───── The data
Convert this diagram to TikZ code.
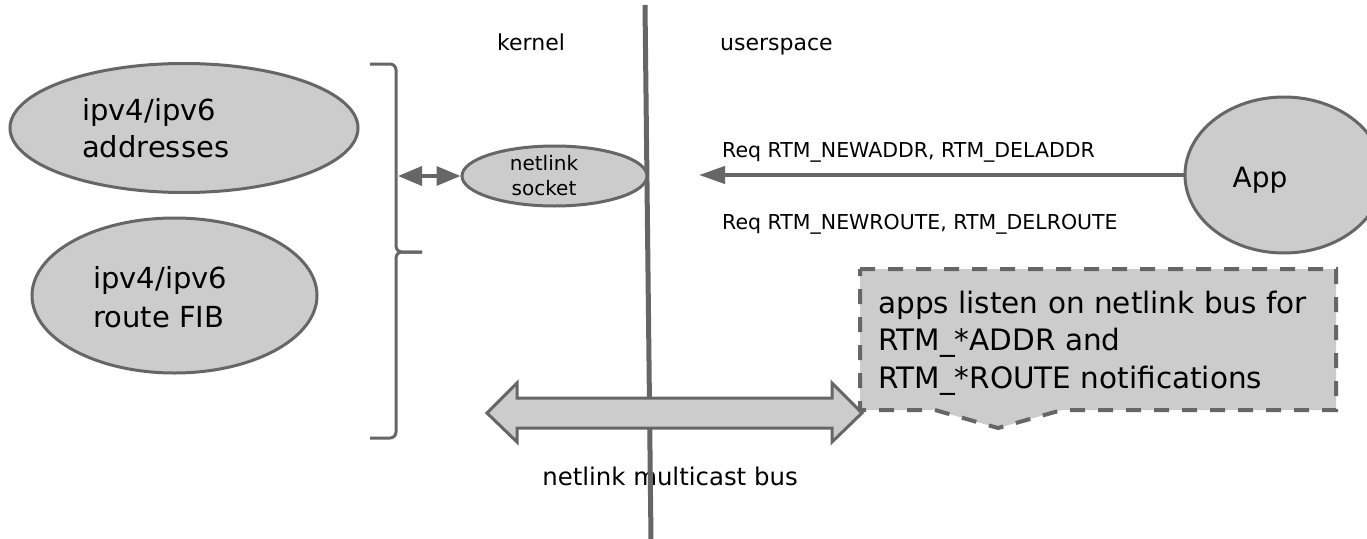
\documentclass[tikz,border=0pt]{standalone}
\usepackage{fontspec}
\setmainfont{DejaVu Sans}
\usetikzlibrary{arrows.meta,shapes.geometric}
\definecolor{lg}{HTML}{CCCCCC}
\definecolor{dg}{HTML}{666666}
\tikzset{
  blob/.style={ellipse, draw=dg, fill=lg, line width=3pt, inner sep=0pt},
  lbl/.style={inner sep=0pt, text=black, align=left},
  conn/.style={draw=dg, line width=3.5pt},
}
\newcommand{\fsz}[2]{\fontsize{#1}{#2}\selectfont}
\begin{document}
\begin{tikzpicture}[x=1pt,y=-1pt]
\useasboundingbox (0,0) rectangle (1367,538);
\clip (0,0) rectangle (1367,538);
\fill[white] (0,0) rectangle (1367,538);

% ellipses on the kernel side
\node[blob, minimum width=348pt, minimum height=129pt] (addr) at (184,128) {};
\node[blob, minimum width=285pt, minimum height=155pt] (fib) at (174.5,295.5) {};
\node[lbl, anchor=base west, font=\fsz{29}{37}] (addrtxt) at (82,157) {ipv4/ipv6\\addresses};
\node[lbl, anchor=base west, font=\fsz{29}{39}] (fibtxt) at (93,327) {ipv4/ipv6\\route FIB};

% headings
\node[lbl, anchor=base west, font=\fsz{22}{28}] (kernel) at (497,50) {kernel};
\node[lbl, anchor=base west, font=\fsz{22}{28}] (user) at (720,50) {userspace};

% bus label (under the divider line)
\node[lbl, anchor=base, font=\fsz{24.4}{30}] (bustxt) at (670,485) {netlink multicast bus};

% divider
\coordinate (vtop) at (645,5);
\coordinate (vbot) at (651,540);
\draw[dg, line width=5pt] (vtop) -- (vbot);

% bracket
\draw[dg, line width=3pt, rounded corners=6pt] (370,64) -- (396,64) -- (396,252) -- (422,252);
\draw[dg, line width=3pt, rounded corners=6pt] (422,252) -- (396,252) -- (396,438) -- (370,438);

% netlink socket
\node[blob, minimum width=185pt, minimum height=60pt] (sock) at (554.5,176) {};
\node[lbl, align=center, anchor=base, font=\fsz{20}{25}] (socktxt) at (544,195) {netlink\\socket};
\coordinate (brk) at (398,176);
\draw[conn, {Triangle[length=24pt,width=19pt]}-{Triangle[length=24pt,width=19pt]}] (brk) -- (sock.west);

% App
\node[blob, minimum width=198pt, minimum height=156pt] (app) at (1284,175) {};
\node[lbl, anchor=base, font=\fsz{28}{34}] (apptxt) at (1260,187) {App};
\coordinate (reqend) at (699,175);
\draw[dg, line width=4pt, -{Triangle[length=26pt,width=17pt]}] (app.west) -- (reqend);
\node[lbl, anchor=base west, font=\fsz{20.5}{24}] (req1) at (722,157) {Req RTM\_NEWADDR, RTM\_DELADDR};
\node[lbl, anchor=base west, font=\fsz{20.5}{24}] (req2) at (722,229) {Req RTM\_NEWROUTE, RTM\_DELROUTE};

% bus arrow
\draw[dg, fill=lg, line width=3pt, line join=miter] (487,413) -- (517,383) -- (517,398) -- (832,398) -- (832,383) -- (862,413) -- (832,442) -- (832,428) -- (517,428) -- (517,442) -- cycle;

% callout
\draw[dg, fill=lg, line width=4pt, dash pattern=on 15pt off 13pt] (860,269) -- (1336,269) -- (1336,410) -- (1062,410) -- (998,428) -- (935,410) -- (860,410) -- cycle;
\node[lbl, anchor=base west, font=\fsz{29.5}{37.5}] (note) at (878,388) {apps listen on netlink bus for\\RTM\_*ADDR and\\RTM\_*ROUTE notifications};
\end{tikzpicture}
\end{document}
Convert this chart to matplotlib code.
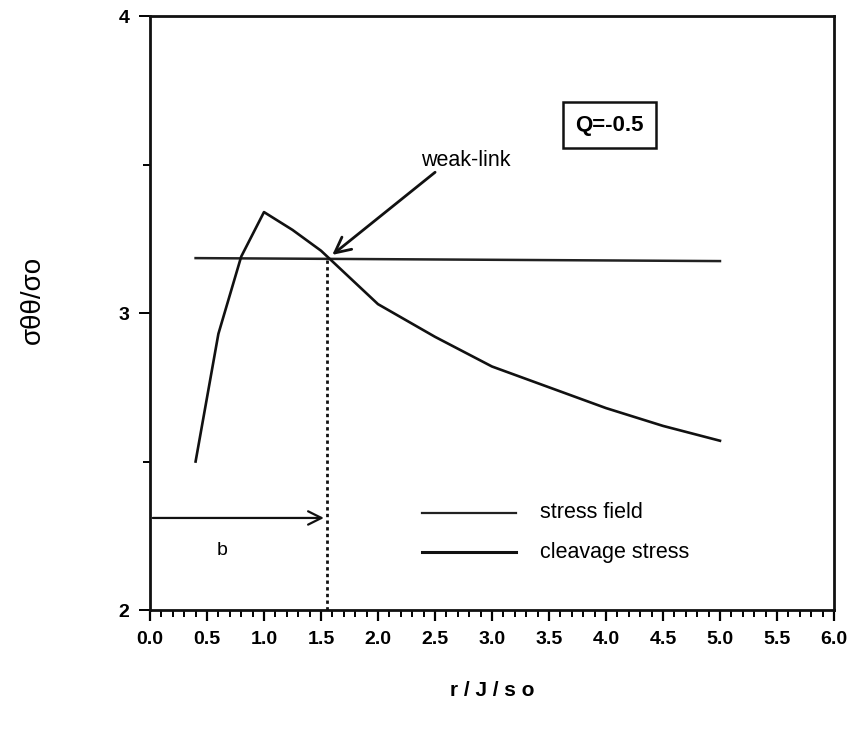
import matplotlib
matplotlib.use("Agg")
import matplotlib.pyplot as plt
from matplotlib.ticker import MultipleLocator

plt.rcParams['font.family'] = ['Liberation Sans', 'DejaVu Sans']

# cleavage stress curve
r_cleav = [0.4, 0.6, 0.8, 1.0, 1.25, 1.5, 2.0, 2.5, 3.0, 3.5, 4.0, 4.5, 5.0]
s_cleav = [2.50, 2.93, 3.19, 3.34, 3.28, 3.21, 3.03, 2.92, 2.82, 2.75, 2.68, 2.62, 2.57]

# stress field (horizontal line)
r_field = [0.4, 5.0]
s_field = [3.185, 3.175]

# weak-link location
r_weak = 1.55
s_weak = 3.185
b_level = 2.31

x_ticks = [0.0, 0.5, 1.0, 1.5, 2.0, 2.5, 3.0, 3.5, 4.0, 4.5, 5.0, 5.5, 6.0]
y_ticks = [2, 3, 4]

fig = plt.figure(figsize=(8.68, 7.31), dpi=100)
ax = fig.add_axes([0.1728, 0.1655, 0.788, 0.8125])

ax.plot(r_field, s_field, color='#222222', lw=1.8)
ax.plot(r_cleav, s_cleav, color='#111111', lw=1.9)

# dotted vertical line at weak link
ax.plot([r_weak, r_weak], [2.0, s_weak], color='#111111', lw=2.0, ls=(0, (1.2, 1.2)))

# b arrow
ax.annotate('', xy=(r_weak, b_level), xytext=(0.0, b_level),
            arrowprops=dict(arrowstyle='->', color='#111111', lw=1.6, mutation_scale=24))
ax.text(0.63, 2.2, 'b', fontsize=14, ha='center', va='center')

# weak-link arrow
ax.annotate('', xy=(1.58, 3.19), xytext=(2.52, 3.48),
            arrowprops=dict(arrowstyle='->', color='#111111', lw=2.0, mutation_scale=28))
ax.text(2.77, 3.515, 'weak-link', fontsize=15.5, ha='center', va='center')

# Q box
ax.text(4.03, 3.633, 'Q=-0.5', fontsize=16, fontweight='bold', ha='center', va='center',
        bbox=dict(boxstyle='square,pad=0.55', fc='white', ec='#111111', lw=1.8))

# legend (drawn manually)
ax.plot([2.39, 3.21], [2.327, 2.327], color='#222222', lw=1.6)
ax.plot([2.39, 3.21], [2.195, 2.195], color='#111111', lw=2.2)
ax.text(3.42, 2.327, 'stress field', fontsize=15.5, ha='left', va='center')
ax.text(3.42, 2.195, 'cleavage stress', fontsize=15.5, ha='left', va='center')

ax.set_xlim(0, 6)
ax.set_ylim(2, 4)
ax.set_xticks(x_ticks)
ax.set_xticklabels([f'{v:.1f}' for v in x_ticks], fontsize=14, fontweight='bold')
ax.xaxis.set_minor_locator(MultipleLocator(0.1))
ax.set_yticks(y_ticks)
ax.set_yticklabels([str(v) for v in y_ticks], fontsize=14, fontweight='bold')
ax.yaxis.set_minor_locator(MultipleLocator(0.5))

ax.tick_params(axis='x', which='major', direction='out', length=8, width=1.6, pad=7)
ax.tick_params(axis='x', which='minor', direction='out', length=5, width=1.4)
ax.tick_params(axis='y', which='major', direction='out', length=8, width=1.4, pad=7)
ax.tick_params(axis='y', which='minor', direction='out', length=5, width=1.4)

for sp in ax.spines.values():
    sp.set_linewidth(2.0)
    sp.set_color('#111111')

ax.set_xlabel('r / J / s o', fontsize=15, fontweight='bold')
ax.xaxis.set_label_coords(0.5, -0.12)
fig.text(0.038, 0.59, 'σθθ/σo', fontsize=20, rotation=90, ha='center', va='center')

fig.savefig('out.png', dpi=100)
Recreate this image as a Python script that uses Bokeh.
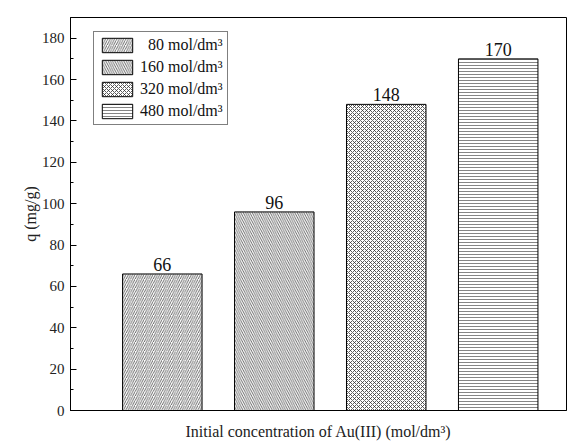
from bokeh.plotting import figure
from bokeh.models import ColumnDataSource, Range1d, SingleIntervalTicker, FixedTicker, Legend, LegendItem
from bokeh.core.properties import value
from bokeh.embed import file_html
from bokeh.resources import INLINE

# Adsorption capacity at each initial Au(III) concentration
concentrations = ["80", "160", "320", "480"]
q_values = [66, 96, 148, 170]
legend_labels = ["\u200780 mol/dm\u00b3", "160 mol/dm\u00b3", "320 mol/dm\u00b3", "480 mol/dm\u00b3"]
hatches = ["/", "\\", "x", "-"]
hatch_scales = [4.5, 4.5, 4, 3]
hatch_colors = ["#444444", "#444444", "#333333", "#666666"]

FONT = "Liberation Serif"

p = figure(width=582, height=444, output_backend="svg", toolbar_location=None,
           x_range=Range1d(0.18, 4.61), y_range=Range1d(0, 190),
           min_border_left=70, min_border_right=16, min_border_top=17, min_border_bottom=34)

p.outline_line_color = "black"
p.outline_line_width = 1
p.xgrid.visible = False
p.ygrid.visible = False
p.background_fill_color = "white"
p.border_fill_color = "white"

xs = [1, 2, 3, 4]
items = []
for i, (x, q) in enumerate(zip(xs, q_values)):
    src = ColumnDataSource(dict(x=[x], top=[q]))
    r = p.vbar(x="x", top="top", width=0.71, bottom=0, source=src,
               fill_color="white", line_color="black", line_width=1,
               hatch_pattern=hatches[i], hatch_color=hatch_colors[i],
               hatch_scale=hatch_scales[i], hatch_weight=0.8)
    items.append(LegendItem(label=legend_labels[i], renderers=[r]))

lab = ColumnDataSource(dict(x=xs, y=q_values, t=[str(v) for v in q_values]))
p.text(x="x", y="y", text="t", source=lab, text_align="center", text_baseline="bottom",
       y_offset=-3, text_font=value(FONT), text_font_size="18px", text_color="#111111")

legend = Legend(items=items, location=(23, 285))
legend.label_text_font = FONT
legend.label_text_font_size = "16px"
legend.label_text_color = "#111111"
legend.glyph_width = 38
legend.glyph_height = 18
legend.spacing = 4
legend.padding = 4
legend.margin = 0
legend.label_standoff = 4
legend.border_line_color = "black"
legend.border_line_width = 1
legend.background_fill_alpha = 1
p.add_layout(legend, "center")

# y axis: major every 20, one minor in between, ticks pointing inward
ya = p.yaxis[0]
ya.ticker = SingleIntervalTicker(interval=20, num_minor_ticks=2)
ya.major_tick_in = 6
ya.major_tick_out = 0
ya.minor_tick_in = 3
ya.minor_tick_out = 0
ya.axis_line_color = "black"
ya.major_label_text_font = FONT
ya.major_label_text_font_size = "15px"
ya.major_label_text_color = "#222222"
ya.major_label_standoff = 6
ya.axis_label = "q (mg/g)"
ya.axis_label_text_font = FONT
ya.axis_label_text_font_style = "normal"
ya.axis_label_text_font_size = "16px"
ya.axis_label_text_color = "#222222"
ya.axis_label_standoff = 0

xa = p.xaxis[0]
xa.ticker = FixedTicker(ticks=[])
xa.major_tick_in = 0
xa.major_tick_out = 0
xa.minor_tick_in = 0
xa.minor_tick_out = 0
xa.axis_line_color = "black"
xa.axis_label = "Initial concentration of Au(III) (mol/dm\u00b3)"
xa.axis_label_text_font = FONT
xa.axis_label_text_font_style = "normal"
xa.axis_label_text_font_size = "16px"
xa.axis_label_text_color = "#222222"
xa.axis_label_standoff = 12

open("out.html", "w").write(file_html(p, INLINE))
──────────
Directive — Leave the pictures out, then copy word for word only the lines from the one containing "Recreate this image" through the one containing "items.append(LegendItem(label=legend_labels[i], renderers=[r]))", both included.

Correct answer —
Recreate this image as a Python script that uses Bokeh.
from bokeh.plotting import figure
from bokeh.models import ColumnDataSource, Range1d, SingleIntervalTicker, FixedTicker, Legend, LegendItem
from bokeh.core.properties import value
from bokeh.embed import file_html
from bokeh.resources import INLINE

# Adsorption capacity at each initial Au(III) concentration
concentrations = ["80", "160", "320", "480"]
q_values = [66, 96, 148, 170]
legend_labels = ["\u200780 mol/dm\u00b3", "160 mol/dm\u00b3", "320 mol/dm\u00b3", "480 mol/dm\u00b3"]
hatches = ["/", "\\", "x", "-"]
hatch_scales = [4.5, 4.5, 4, 3]
hatch_colors = ["#444444", "#444444", "#333333", "#666666"]

FONT = "Liberation Serif"

p = figure(width=582, height=444, output_backend="svg", toolbar_location=None,
           x_range=Range1d(0.18, 4.61), y_range=Range1d(0, 190),
           min_border_left=70, min_border_right=16, min_border_top=17, min_border_bottom=34)

p.outline_line_color = "black"
p.outline_line_width = 1
p.xgrid.visible = False
p.ygrid.visible = False
p.background_fill_color = "white"
p.border_fill_color = "white"

xs = [1, 2, 3, 4]
items = []
for i, (x, q) in enumerate(zip(xs, q_values)):
    src = ColumnDataSource(dict(x=[x], top=[q]))
    r = p.vbar(x="x", top="top", width=0.71, bottom=0, source=src,
               fill_color="white", line_color="black", line_width=1,
               hatch_pattern=hatches[i], hatch_color=hatch_colors[i],
               hatch_scale=hatch_scales[i], hatch_weight=0.8)
    items.append(LegendItem(label=legend_labels[i], renderers=[r]))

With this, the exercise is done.